Owen Bowcott, İngiltere’nin saygın gazetelerinden The Guardian’ın İrlanda eski muhabiriydi. IRA ile barış antlaşması imzalanmasında katkısı olan bu gazeteci, bu hafta sonu Demokratik Gelişim Enstitüsü’nün (DPI) İstanbul’da düzenlediği toplantıya katıldı. Konu ‘Barışın Teşvik Edilmesinde Medyanın Rolü: Kuzey İrlanda Deneyimi’ydi. Owen, çözümü yakından izleyen bir gazeteci olarak, saptamalarını belli başlı noktalarda yoğunlaştırdı.
1. Çözüm çabasını sürdüren tarafların, özellikle mesele belli bir olgunluğa gelinceye kadar gizliliği korumaları önemli. İşin başında her şey ortaya dökülürse, konu karşı olanların istismarına açık hale geliyor.
2. Metinler yazılırken, haberler yapılırken kullanılan dil ve kelimeler, çok kritik olabiliyor. Örneğin her şiddet eylemini ‘terör’ diye tanımlamak doğru değil. Ben bazen ‘cinayet’, bazen ‘öldürme’ kelimelerini kullanmayı tercih ettim. İlle de devletin her tanımlamasını kabullenmek zorunda değiliz.
3. Şiddeti sonlandırma sürecinde, gazeteciler ve tarafların avukatları tehdit altında kalıyor.
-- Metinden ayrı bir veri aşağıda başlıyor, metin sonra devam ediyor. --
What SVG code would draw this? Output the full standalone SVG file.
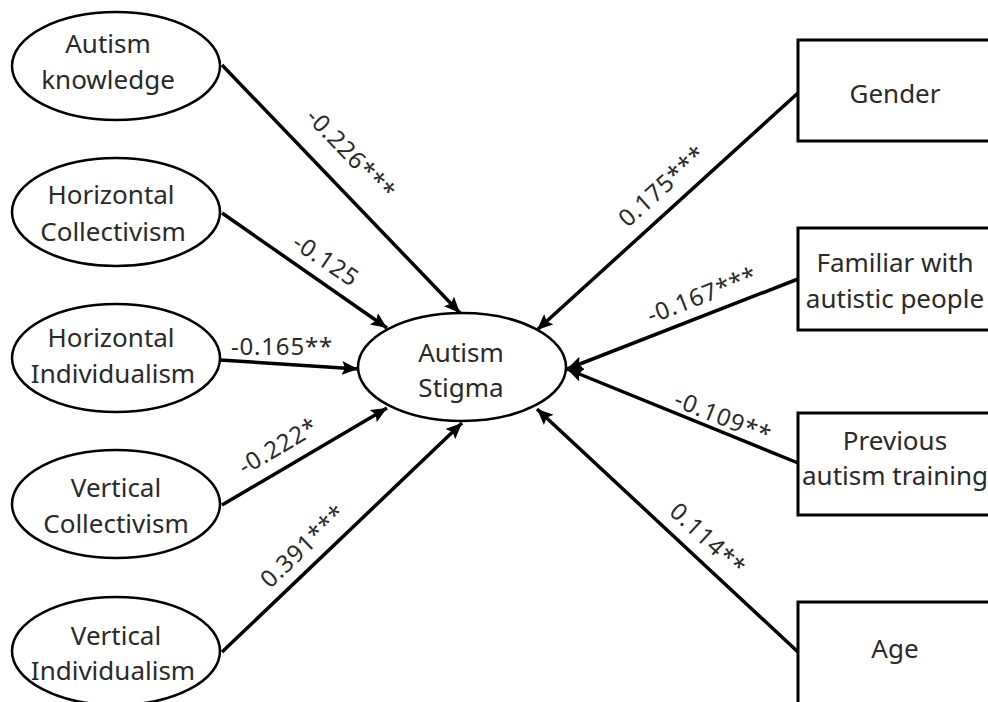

Onların işlerini doğru yapabilmeleri için korunmaları gerekir.
4. Sosyal medyanın varlığı, gerçekleri geniş kitlelerin öğrenmesi bakımından yeni bir imkan. Neredeyse hiçbir şey gizli kalmıyor. Ancak sosyal medya her zaman gerçeği ortaya çıkarmıyor, yalanlar, iftiralar ve hedef saptırmalar için de kullanılabiliyor.
5. Kişisel mağduriyetlerin haberleştirilmesi, toplumsal duyarlılığı artırma açısından etkili oluyor. Örneğin ‘Kapısının önünde dururken öldürülen kadın’ın hikayesi, toplum vicdanını harekete geçiriyor.
6. Sorumluluğu ülkenin liderlerinin üstlenmesi ve sürece bizzat destek vermeleri tayin edici oluyor. Nitekim Birleşik Krallık adına Başbakan Tony Blair’in, İrlanda adına Başbakan Bertie Ahern’in kişisel gayretlerinin önemli olduğunu unutmamak gerekir.
7. Sözleşme yapılırken tarafların iktidardaki güç paylaşımının da adil, kabul edilebilir ve dengeli olması gerekir.
Devletle işbirliği yapan militan
Owen konuşmasının bir yerinde, devlet içindeki çözüm karşıtı güçlerin provokasyonlara başvurma ihtimalinin üzerinde durdu ve bir kişiyi örnek verdi: Kuzey İrlanda’da doğup büyümüş, İtalyan asıllı bir ailenin mensubu Freddie Scappaticci (FS). FS, başlangıçta etkili bir IRA militanı.
IRA’ya göre mücadelenin belli bir aşamasında kişisel öfkesine yenik düşüyor ve işbirliği yapmak üzere İngiltere polisine başvuruyor. O sırada IRA’nın da içinde etkili bir konumda. Devletle işbirliği yapan yani ihanet eden ihbarcı IRA militanlarını takip edip cezalandırmakla görevli ekibin başında… İddiaya göre FS’nin İngiliz Polisi içindeki takma ismi ‘Stakeknife’ yani ‘biftek bıçağı’. Üzerine yazılmış bir de kitap var.
18 IRA militanının öldürülmesinden sorumlu olduğu söyleniyor. 1946 doğumlu FS, hakkındaki iddiaları reddediyor. Savcılık, soruşturma sonunda FS’nin bu cinayetlerin sorumlusu olduğuna dair yeterli delil bulunamadığı gerekçesiyle takipsizlik kararı veriyor.